Разумеется, не Вересов и не Сухоруков были виноваты в его бедах. Если уж искать конкретного виновника, то им, безусловно, был Гера Осецкий, преподаватель гимнастики политехнического, который своим легкомыслием и разбитой физиономией заставил Павла Петровича избрать медицину. Пойди он в политехнический, все могло быть иначе. Он и в инженерах не выдумал бы пороха и все так же завидовал бы своим более удачливым коллегам, но не было бы в нем по крайней мере одного — проклятого страха перед своей работой. Страха, который предельно обнажал и обострял в нем самом сознание собственной никчемности.
Этот страх зародился в Ярошевиче, когда он пришел в онкологический институт. Страх перед больными и болезнями. Перед радиоактивными излучениями. Перед опасностью заразиться. Сотни статей и книг, опыт врачей, десятки лет проработавших с онкологическими больными, твердили ему, что злокачественные опухоли не инфекционны. Но всякий раз, когда он подъезжал к институту, его охватывал страх. Страх был выше знаний, он не контролировался разумом и захлестывал Павла Петровича мутной волной: каждое утро он загонял себя в корпус усилием воли, каждое утро ему мучительно хотелось повернуть назад. Молодой представительный мужчина, вновь вошедший в спортивную форму, был патологическим трусом. У него не хватало даже смелости плюнуть на все и либо вообще уйти из медицины и найти себе какое-нибудь другое занятие, либо хотя бы перейти в обычную больницу, где его страх немного поутих бы.
Студенты-медики за время учебы в институте, как правило, успевают «переболеть» всеми изучаемыми болезнями. Все начинающие онкологи хорошо знают, что такое бессонница, приступы мнительности и страха. Обычно они длятся недолго: здравый смысл приводит в порядок разгулявшиеся нервы, время кладет невидимый водораздел между врачом и больным, дает врачу зрение врача. Человек привыкает ко всему — мудрость этой поговорки воистину беспредельна. Но исключения только подтверждают правило: Ярошевич к своей работе привыкнуть не мог. Старался, мучился — не мог. Шесть впустую потраченных лет и врачебный диплом приковали его к ней, как каторжника к тачке, и он катил эту тачку, чувствуя, что приговорен катить ее всю жизнь, и ненавидел ее, и ненавидел себя и окружающих, которые, казалось, не чувствовали тяжести этой тачки.

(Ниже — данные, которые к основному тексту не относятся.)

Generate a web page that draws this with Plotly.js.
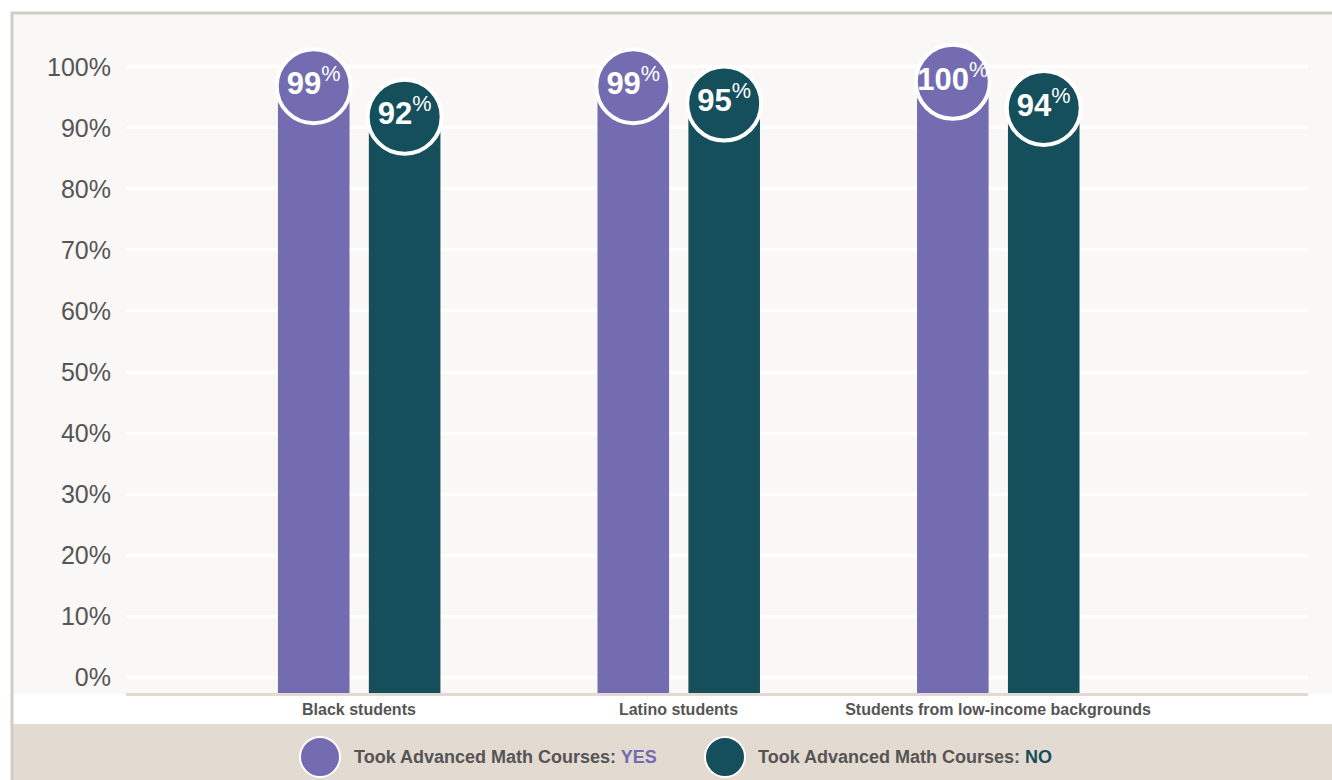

Он не прикасался руками ни к одной дверной ручке: довольно скоро все подметили, что Павел Петрович открывает двери ногой, локтем, плечом, только не рукой. Над ним смеялись, стыдили, выговаривали — такая мнительность угнетающе действовала на больных, а больные в клинике замечают все, — не помогало. Осматривая своих пациентов, он старался как можно реже прикасаться к ним и тут же тщательно вытирал руки полотенцем, смоченным в спирте. Случалось, он целыми днями не заглядывал в палаты. Больные, которых он вел, жаловались: ко всем ходит врач, а к нам нет. Не поговорит, не успокоит, буркнет что- то под нос и — ходу. Взгляд его, полный неприкрытого страха и отвращения, пугал людей сильнее предстоящих операций, — он убивал надежду.